Обращение Константина само по себе было переворотом. Христианство еще не стало официальной религией Римской империи, но уже обрело легальный статус. Отныне Церковь могла владеть собственностью, строить базилики и храмы, вносить вклад в общественную жизнь. Однако те христиане, которые с воодушевлением приняли имперское покровительство, упустили из виду, что концы с концами не сходятся. Иисус заповедовал делиться последним – а христианский император жил в неописуемой роскоши. В Царстве Божьем богачи и бедняки должны сидеть за одним столом – а Константин жил на совершенно особом положении. Стало быть, связывая себя с угнетательским аппаратом аграрного государства, христианство компрометировало свою весть.

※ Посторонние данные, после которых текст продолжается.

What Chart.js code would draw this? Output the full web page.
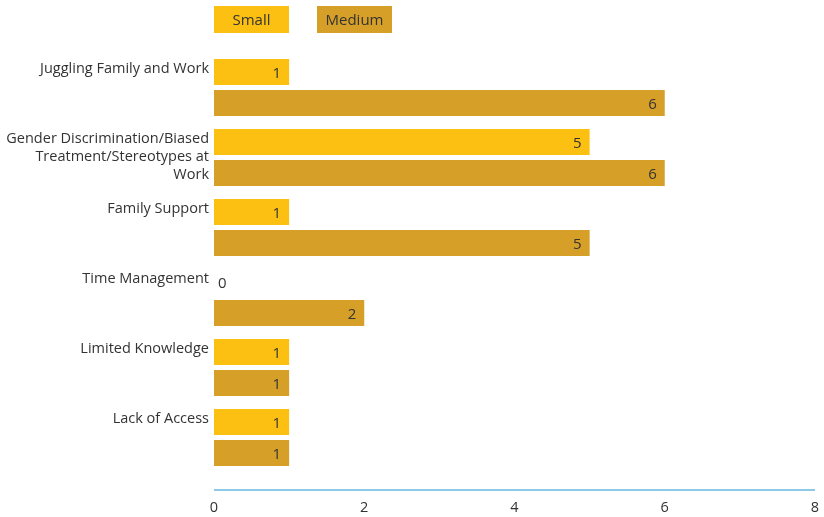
<!DOCTYPE html>
<html>
<head>
<meta charset="utf-8">
<script src="https://cdn.jsdelivr.net/npm/chart.js@4/dist/chart.umd.min.js"></script>
<style>
  html, body { margin: 0; padding: 0; background: #fff; }
  canvas { display: block; }
</style>
</head>
<body>
<canvas id="chart" width="824" height="517"></canvas>
<script>
// category labels, already broken into the lines shown in the picture
const categories = [
  ['Juggling Family and Work'],
  ['Gender Discrimination/Biased', 'Treatment/Stereotypes at', 'Work'],
  ['Family Support'],
  ['Time Management'],
  ['Limited Knowledge'],
  ['Lack of Access'],
];
const seriesNames = ['Small', 'Medium'];
const smallValues = [1, 5, 1, 0, 1, 1];
const mediumValues = [6, 6, 5, 2, 1, 1];
const xTicks = [0, 2, 4, 6, 8];

const FONT = '"Open Sans", "DejaVu Sans", sans-serif';
const TEXT = '#333333';
const colors = ['#FCC012', '#D6A028'];

// draws the numbers at the end of each bar
const valueLabels = {
  id: 'valueLabels',
  afterDatasetsDraw(chart) {
    const ctx = chart.ctx;
    ctx.save();
    ctx.font = '15px ' + FONT;
    ctx.fillStyle = TEXT;
    ctx.textBaseline = 'middle';
    chart.data.datasets.forEach((ds, i) => {
      chart.getDatasetMeta(i).data.forEach((bar, j) => {
        const v = ds.data[j];
        if (v === 0) {
          ctx.textAlign = 'left';
          ctx.fillText(String(v), bar.base + 4, bar.y + 1.5);
        } else {
          ctx.textAlign = 'right';
          ctx.fillText(String(v), bar.x - 8, bar.y + 1.5);
        }
      });
    });
    ctx.restore();
  }
};

// legend: filled boxes with the series name inside
const boxLegend = {
  id: 'boxLegend',
  afterDraw(chart) {
    const ctx = chart.ctx;
    let x = chart.chartArea.left;
    ctx.save();
    ctx.font = '15px ' + FONT;
    ctx.textAlign = 'center';
    ctx.textBaseline = 'middle';
    chart.data.datasets.forEach(ds => {
      ctx.fillStyle = ds.backgroundColor;
      ctx.fillRect(x, 6, 75, 27);
      ctx.fillStyle = TEXT;
      ctx.fillText(ds.label, x + 37.5, 21);
      x += 103;
    });
    ctx.restore();
  }
};

// light blue base line sitting a little below the bars
const baseLine = {
  id: 'baseLine',
  afterDraw(chart) {
    const { ctx, chartArea } = chart;
    const y = chartArea.bottom + 17.5;
    ctx.save();
    ctx.strokeStyle = '#8DCAE8';
    ctx.lineWidth = 2;
    ctx.beginPath();
    ctx.moveTo(chartArea.left, y);
    ctx.lineTo(chartArea.right, y);
    ctx.stroke();
    ctx.restore();
  }
};

new Chart(document.getElementById('chart'), {
  type: 'bar',
  data: {
    labels: categories,
    datasets: [
      { label: seriesNames[0], data: smallValues, backgroundColor: colors[0] },
      { label: seriesNames[1], data: mediumValues, backgroundColor: colors[1] },
    ],
  },
  options: {
    indexAxis: 'y',
    responsive: false,
    animation: false,
    categoryPercentage: 0.8857,
    barPercentage: 0.8387,
    layout: { padding: { top: 52.5, right: 9, left: 0, bottom: 0 } },
    plugins: {
      legend: { display: false },
      tooltip: { enabled: false },
    },
    scales: {
      x: {
        min: 0,
        max: 8,
        afterBuildTicks(scale) {
          scale.ticks = xTicks.map(v => ({ value: v }));
        },
        afterFit(scale) { scale.height = 44.5; },
        grid: { display: false, tickLength: 23 },
        border: { display: false },
        ticks: { color: TEXT, padding: 4, font: { family: FONT, size: 14.5 } },
      },
      y: {
        afterFit(scale) { scale.width = 214; },
        grid: { display: false, drawTicks: false },
        border: { display: false },
        ticks: {
          color: TEXT,
          padding: 5,
          labelOffset: -1,
          font: { family: FONT, size: 14.5, lineHeight: 1.25 },
          // pad every label to three lines so the first line sits at the top of its group
          callback(value, index) {
            const lines = categories[index].slice();
            while (lines.length < 3) lines.push('');
            return lines;
          },
        },
      },
    },
  },
  plugins: [valueLabels, boxLegend, baseLine],
});
</script>
</body>
</html>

Евсевий полагал, что завоевания Константина – кульминация священной истории{732}. Великую власть Иисуса{733} христианский император сделал политической реальностью. Евсевий закрыл глаза на то, что достигнуто это было с помощью римских легионов, в которых Иисус усматривал действие демонического начала. Тесный союз Церкви и империи, который начал складываться с 312 г., означал, что война неизбежно обрела сакральный характер (пусть даже в Византии никогда не называли ее «священной»){734}. Ни Иисус, ни первые христиане не додумались бы до такого парадокса, как «христианский император».
И вновь мы видим: традиция, которая противостояла государственной агрессии, не сохранила эту мощную этику, связав себя в итоге с владычеством аристократов. Христианская империя не могла не запятнать себя грабежом и насилием, которые, согласно Лактанцию, типичны для любого империализма. Как и в имперском зороастризме Дария, эсхатологическую мечту спроецировали на далеко не идеальную политическую систему. У Евсевия получалось, что Царство, которое Христос должен установить при своем втором пришествии, по сути уже установлено Константином! Евсевий учил византийских христиан, что христианские идеалы преобразят безжалостный милитаризм и системное насилие Римской империи. Однако Константин был солдатом и в своей новой вере толком не разбирался. Поэтому скорее уж христианство должно было обратиться к имперскому насилию.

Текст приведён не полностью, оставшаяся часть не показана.